** start **
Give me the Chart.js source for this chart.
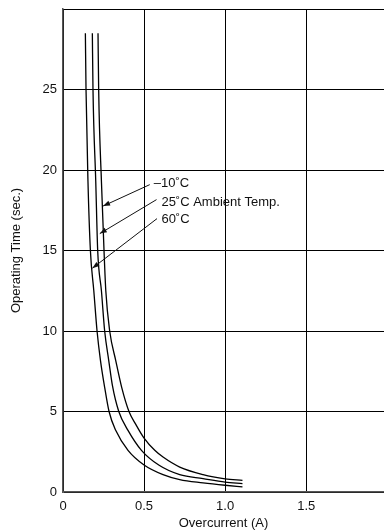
<!DOCTYPE html>
<html>
<head>
<meta charset="utf-8">
<title>Overcurrent vs Operating Time</title>
<script src="https://cdn.jsdelivr.net/npm/chart.js@4.4.1/dist/chart.umd.min.js"></script>
<style>
    html, body { margin: 0; padding: 0; overflow: hidden; background: #fff; }
    .wrap { position: absolute; left: 0; top: 0; width: 384px; height: 532px; }
</style>
</head>
<body>
<div class="wrap"><canvas id="chart"></canvas></div>
<script>

// curve labels (used as callout texts)
const seriesNames = ["–10˚C", "25˚C Ambient Temp.", "60˚C"];

// -10 C curve
const currentCold = [0.216, 0.220, 0.237, 0.253, 0.264, 0.288, 0.325, 0.362, 0.407, 0.449, 0.500, 0.566, 0.617, 0.720, 0.864, 1.000, 1.107];
const timeCold    = [28.5, 25.0, 19.3, 15.0, 12.5, 10.0, 8.18, 6.50, 5.00, 4.20, 3.35, 2.59, 2.17, 1.55, 1.08, 0.82, 0.72];

// 25 C curve
const currentRoom = [0.181, 0.185, 0.202, 0.214, 0.237, 0.257, 0.282, 0.305, 0.344, 0.401, 0.484, 0.593, 0.720, 0.864, 1.000, 1.107];
const timeRoom    = [28.5, 25.0, 19.3, 15.0, 12.5, 10.0, 8.18, 6.60, 5.00, 3.83, 2.59, 1.66, 1.08, 0.83, 0.61, 0.52];

// 60 C curve
const currentHot = [0.138, 0.142, 0.154, 0.169, 0.190, 0.210, 0.231, 0.257, 0.284, 0.325, 0.401, 0.500, 0.617, 0.720, 0.864, 1.000, 1.107];
const timeHot    = [28.5, 25.0, 19.3, 15.0, 12.5, 10.0, 8.18, 6.50, 5.00, 3.83, 2.59, 1.68, 1.08, 0.77, 0.57, 0.42, 0.32];

const xTickLabels = ["0", "0.5", "1.0", "1.5"];
const yTickLabels = ["0", "5", "10", "15", "20", "25"];

const toPoints = (xs, ys) => xs.map((v, i) => ({ x: v, y: ys[i] }));

// callouts in data units: text start, arrow tail, arrow tip
const callouts = [
    { text: seriesNames[0], at: [0.560, 19.16], from: [0.535, 19.09], to: [0.247, 17.76] },
    { text: seriesNames[1], at: [0.607, 17.98], from: [0.577, 18.16], to: [0.227, 16.05] },
    { text: seriesNames[2], at: [0.607, 16.92], from: [0.580, 16.98], to: [0.181, 13.90] }
];

const calloutPlugin = {
    id: "callouts",
    afterDatasetsDraw(chart) {
        const { ctx, scales: { x, y } } = chart;
        ctx.save();
        ctx.font = '13px "Liberation Sans", Arial, sans-serif';
        ctx.fillStyle = "#111";
        ctx.strokeStyle = "#111";
        ctx.lineWidth = 1;
        ctx.textBaseline = "middle";
        callouts.forEach(c => {
            ctx.fillText(c.text, x.getPixelForValue(c.at[0]), y.getPixelForValue(c.at[1]));

            const x1 = x.getPixelForValue(c.from[0]), y1 = y.getPixelForValue(c.from[1]);
            const x2 = x.getPixelForValue(c.to[0]), y2 = y.getPixelForValue(c.to[1]);
            ctx.beginPath();
            ctx.moveTo(x1, y1);
            ctx.lineTo(x2, y2);
            ctx.stroke();

            // arrow head
            const a = Math.atan2(y2 - y1, x2 - x1);
            const len = 7, w = 2.5;
            ctx.beginPath();
            ctx.moveTo(x2, y2);
            ctx.lineTo(x2 - len * Math.cos(a) + w * Math.sin(a), y2 - len * Math.sin(a) - w * Math.cos(a));
            ctx.lineTo(x2 - len * Math.cos(a) - w * Math.sin(a), y2 - len * Math.sin(a) + w * Math.cos(a));
            ctx.closePath();
            ctx.fill();
        });
        ctx.restore();
    }
};

Chart.defaults.font.family = '"Liberation Sans", Arial, Helvetica, sans-serif';
Chart.defaults.font.size = 13;
Chart.defaults.color = "#111";

const lineStyle = {
    showLine: true,
    borderColor: "#000",
    borderWidth: 1.3,
    pointRadius: 0,
    fill: false,
    cubicInterpolationMode: "monotone"
};

const createChart = () => {
    const ctx = document.querySelector("canvas#chart");

    new Chart(ctx, {
        type: "scatter",
        data: {
            datasets: [
                { label: seriesNames[0], data: toPoints(currentCold, timeCold), ...lineStyle },
                { label: seriesNames[1], data: toPoints(currentRoom, timeRoom), ...lineStyle },
                { label: seriesNames[2], data: toPoints(currentHot, timeHot), ...lineStyle }
            ]
        },
        options: {
            responsive: true,
            maintainAspectRatio: false,
            animation: false,
            layout: { padding: { top: 9, right: 0, left: 0, bottom: 0 } },
            plugins: {
                legend: { display: false },
                tooltip: { enabled: false }
            },
            scales: {
                x: {
                    type: "linear",
                    min: 0,
                    max: 1.98,
                    afterFit: s => { s.height = 40; s.paddingLeft = 0; s.paddingRight = 0; },
                    ticks: {
                        stepSize: 0.5,
                        includeBounds: false,
                        padding: 7,
                        maxRotation: 0,
                        callback: (v, i) => xTickLabels[i] ?? ""
                    },
                    grid: { color: "#000", lineWidth: 1, drawTicks: false },
                    border: { color: "#555", width: 1.5 },
                    title: {
                        display: true,
                        text: "Overcurrent (A)",
                        padding: { top: 0, bottom: 1 }
                    }
                },
                y: {
                    min: 0,
                    max: 30,
                    afterFit: s => { s.width = 63; s.paddingTop = 0; s.paddingBottom = 0; },
                    ticks: {
                        stepSize: 5,
                        padding: 6,
                        callback: (v, i) => yTickLabels[i] ?? ""
                    },
                    grid: { color: "#000", lineWidth: 1, drawTicks: false },
                    border: { color: "#555", width: 1.5 },
                    title: {
                        display: true,
                        text: "Operating Time (sec.)",
                        padding: { top: 9, bottom: 0 }
                    }
                }
            }
        },
        plugins: [calloutPlugin]
    });
};

createChart();
</script>
</body>
</html>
** end **
> [Your objective] Begin at the first line of the data above and repeat each line exactly, stopping after the line containing "0.83, 0.61, 0.52];". Omit the pictures.

> [Response]
Give me the Chart.js source for this chart.
<!DOCTYPE html>
<html>
<head>
<meta charset="utf-8">
<title>Overcurrent vs Operating Time</title>
<script src="https://cdn.jsdelivr.net/npm/chart.js@4.4.1/dist/chart.umd.min.js"></script>
<style>
    html, body { margin: 0; padding: 0; overflow: hidden; background: #fff; }
    .wrap { position: absolute; left: 0; top: 0; width: 384px; height: 532px; }
</style>
</head>
<body>
<div class="wrap"><canvas id="chart"></canvas></div>
<script>

// curve labels (used as callout texts)
const seriesNames = ["–10˚C", "25˚C Ambient Temp.", "60˚C"];

// -10 C curve
const currentCold = [0.216, 0.220, 0.237, 0.253, 0.264, 0.288, 0.325, 0.362, 0.407, 0.449, 0.500, 0.566, 0.617, 0.720, 0.864, 1.000, 1.107];
const timeCold    = [28.5, 25.0, 19.3, 15.0, 12.5, 10.0, 8.18, 6.50, 5.00, 4.20, 3.35, 2.59, 2.17, 1.55, 1.08, 0.82, 0.72];

// 25 C curve
const currentRoom = [0.181, 0.185, 0.202, 0.214, 0.237, 0.257, 0.282, 0.305, 0.344, 0.401, 0.484, 0.593, 0.720, 0.864, 1.000, 1.107];
const timeRoom    = [28.5, 25.0, 19.3, 15.0, 12.5, 10.0, 8.18, 6.60, 5.00, 3.83, 2.59, 1.66, 1.08, 0.83, 0.61, 0.52];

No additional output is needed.